▸ DIRECTIONS FOR THIS TASK: Your output is the lines from the first one to the one containing "from bokeh.resources import INLINE", repeated exactly, with images left out.

================

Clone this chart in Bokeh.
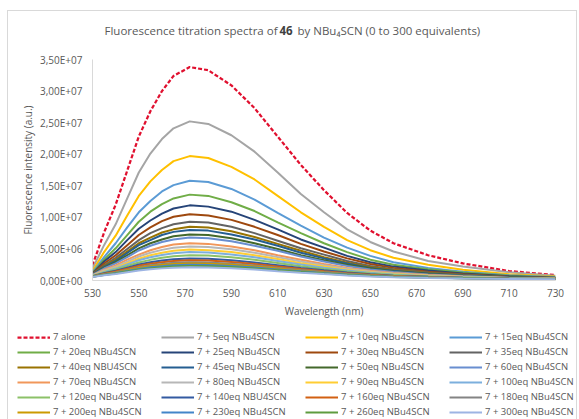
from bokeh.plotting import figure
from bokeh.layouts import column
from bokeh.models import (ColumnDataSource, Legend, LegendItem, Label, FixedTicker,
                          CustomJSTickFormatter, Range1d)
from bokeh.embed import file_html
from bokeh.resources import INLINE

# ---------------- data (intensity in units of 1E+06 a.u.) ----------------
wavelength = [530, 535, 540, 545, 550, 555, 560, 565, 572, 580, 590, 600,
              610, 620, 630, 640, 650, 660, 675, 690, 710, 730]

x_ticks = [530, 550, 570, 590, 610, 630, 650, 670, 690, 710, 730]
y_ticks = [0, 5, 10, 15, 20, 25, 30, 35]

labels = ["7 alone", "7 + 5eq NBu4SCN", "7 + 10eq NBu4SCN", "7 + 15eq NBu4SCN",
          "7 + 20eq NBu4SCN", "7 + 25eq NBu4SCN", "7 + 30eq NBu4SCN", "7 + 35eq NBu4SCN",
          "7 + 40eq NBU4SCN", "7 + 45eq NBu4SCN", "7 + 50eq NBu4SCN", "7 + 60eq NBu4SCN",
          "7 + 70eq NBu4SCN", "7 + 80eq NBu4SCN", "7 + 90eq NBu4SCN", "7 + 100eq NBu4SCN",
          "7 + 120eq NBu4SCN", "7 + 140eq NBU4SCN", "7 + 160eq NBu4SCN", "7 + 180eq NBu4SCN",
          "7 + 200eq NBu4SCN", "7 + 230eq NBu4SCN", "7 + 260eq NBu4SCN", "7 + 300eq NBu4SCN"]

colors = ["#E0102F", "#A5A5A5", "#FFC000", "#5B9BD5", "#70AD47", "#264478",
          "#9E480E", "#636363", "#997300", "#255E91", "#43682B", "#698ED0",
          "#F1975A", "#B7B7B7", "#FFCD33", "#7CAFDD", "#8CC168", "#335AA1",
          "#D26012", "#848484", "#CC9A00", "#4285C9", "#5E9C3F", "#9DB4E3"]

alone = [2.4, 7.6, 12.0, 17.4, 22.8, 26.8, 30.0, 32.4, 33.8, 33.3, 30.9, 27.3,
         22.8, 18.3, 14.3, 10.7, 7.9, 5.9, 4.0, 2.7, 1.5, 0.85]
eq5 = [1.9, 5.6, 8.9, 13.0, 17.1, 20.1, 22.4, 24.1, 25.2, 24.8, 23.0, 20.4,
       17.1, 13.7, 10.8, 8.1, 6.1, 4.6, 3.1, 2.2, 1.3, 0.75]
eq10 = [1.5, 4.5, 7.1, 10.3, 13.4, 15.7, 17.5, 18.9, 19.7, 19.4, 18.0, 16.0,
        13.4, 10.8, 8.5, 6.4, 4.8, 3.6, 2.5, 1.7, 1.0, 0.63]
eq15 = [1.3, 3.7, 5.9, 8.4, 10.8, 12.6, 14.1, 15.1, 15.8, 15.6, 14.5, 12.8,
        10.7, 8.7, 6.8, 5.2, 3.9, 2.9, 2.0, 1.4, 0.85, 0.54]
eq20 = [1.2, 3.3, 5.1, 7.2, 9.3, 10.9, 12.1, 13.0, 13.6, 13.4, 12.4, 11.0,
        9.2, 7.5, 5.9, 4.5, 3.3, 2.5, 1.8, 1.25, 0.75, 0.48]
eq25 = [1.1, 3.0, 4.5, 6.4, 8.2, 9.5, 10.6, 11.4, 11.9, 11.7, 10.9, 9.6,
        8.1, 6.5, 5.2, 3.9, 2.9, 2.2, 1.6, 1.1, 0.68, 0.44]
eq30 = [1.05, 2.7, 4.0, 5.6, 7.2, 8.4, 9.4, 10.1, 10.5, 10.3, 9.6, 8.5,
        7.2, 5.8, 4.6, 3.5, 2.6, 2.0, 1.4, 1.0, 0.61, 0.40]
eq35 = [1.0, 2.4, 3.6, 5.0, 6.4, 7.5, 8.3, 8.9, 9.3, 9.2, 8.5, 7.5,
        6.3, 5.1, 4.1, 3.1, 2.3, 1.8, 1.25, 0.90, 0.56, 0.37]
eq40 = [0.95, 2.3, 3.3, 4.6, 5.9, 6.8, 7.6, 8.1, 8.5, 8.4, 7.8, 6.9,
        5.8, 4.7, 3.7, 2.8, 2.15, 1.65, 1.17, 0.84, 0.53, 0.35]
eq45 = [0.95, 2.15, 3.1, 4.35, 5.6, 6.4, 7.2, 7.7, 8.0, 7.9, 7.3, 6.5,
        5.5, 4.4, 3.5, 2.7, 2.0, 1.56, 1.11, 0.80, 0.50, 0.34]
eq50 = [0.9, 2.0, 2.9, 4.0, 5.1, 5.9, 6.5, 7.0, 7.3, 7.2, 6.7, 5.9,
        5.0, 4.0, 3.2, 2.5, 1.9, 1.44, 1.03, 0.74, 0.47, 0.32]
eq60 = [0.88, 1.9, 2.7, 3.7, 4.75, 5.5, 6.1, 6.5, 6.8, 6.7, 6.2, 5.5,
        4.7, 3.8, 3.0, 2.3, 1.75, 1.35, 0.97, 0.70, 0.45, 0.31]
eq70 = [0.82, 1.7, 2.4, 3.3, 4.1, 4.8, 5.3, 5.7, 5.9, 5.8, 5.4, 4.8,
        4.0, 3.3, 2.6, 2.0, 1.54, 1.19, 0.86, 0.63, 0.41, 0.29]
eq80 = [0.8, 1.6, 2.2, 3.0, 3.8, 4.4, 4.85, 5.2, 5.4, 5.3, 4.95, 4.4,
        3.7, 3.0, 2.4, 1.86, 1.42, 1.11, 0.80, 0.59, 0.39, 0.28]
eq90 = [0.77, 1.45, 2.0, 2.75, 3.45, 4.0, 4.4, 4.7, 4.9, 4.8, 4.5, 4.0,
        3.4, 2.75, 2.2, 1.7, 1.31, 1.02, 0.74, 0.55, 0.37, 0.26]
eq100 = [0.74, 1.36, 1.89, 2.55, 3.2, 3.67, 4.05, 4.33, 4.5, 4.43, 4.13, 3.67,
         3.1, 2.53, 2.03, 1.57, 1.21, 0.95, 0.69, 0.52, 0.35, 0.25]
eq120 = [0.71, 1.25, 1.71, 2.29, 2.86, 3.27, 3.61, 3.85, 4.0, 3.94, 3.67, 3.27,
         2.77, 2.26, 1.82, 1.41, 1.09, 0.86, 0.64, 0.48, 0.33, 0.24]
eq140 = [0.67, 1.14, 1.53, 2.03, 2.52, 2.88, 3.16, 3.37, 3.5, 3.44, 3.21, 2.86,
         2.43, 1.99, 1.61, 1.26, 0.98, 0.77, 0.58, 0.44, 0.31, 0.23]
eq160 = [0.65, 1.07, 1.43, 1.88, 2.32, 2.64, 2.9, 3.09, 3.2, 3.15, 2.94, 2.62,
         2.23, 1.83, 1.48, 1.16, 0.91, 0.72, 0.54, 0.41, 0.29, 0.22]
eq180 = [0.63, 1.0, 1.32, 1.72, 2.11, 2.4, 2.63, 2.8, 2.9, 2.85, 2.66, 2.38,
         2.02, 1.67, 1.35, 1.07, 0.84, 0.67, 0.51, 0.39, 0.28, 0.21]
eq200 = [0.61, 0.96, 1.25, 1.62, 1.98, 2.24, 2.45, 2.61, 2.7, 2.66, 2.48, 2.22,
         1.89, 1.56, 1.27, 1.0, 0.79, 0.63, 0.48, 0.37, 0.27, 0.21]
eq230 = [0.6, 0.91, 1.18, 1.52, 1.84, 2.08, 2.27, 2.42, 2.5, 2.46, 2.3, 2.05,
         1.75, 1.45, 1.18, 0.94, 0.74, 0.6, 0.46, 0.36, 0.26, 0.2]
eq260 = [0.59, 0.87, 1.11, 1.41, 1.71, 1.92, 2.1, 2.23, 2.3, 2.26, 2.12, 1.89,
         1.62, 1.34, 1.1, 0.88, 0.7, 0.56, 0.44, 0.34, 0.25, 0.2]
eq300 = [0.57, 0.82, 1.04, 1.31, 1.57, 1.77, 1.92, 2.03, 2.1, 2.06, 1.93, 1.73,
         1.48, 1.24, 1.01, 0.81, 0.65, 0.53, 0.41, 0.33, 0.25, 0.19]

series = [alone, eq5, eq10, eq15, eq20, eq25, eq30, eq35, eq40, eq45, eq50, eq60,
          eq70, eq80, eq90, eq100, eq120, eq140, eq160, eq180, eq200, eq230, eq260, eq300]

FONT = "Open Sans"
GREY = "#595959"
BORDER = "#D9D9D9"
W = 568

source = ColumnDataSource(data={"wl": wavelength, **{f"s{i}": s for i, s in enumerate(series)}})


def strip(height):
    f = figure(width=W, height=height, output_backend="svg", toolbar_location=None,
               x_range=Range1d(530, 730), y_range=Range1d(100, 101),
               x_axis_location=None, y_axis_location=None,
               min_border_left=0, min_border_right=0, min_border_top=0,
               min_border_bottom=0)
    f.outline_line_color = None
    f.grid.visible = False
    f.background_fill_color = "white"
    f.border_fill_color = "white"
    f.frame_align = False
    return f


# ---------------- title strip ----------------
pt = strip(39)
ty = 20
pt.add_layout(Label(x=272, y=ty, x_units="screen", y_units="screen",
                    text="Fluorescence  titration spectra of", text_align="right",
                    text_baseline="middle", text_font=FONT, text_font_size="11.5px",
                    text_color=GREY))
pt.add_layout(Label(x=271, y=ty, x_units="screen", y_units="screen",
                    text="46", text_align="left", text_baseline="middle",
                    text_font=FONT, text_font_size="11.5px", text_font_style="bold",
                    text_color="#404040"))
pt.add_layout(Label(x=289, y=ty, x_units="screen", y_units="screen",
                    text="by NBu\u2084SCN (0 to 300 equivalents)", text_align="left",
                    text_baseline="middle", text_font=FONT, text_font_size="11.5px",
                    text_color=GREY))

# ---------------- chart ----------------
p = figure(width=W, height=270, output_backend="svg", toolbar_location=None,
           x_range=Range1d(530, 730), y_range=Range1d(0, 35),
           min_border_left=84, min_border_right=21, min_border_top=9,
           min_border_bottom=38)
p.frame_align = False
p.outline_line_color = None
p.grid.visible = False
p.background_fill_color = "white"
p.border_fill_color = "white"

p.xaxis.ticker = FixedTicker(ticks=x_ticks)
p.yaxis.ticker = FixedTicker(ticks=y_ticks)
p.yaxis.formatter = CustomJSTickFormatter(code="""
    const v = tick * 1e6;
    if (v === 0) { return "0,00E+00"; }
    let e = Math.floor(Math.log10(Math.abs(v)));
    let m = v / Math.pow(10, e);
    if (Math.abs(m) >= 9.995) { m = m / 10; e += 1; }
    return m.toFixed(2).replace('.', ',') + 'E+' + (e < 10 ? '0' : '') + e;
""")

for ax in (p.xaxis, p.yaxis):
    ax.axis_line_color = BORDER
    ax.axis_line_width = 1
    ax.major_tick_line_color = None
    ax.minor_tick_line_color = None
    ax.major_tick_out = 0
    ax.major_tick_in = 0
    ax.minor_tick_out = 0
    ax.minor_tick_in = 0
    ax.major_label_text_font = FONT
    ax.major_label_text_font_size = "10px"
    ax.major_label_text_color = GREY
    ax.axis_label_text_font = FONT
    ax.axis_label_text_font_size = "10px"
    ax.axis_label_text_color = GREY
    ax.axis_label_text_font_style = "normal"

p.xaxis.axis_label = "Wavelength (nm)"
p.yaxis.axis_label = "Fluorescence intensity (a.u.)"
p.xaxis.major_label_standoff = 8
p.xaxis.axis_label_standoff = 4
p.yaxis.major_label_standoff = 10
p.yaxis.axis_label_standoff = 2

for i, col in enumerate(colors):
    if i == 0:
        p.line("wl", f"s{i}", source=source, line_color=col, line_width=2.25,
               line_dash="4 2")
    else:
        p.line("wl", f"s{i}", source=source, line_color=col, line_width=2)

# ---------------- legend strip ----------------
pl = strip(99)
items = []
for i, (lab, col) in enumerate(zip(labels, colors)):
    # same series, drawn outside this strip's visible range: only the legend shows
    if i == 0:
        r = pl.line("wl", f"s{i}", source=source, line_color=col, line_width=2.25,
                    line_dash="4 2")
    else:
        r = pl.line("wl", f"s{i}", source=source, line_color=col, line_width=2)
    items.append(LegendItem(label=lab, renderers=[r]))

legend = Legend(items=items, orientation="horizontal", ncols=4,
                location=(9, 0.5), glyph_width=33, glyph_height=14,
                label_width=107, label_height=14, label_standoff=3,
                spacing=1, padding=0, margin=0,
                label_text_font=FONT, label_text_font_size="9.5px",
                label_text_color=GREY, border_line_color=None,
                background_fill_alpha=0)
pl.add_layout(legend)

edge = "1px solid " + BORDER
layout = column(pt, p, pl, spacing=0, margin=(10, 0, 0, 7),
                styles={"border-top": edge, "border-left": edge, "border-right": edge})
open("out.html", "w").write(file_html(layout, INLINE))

================

▸ RESPONSE TO THIS EXERCISE:
Clone this chart in Bokeh.
from bokeh.plotting import figure
from bokeh.layouts import column
from bokeh.models import (ColumnDataSource, Legend, LegendItem, Label, FixedTicker,
                          CustomJSTickFormatter, Range1d)
from bokeh.embed import file_html
from bokeh.resources import INLINE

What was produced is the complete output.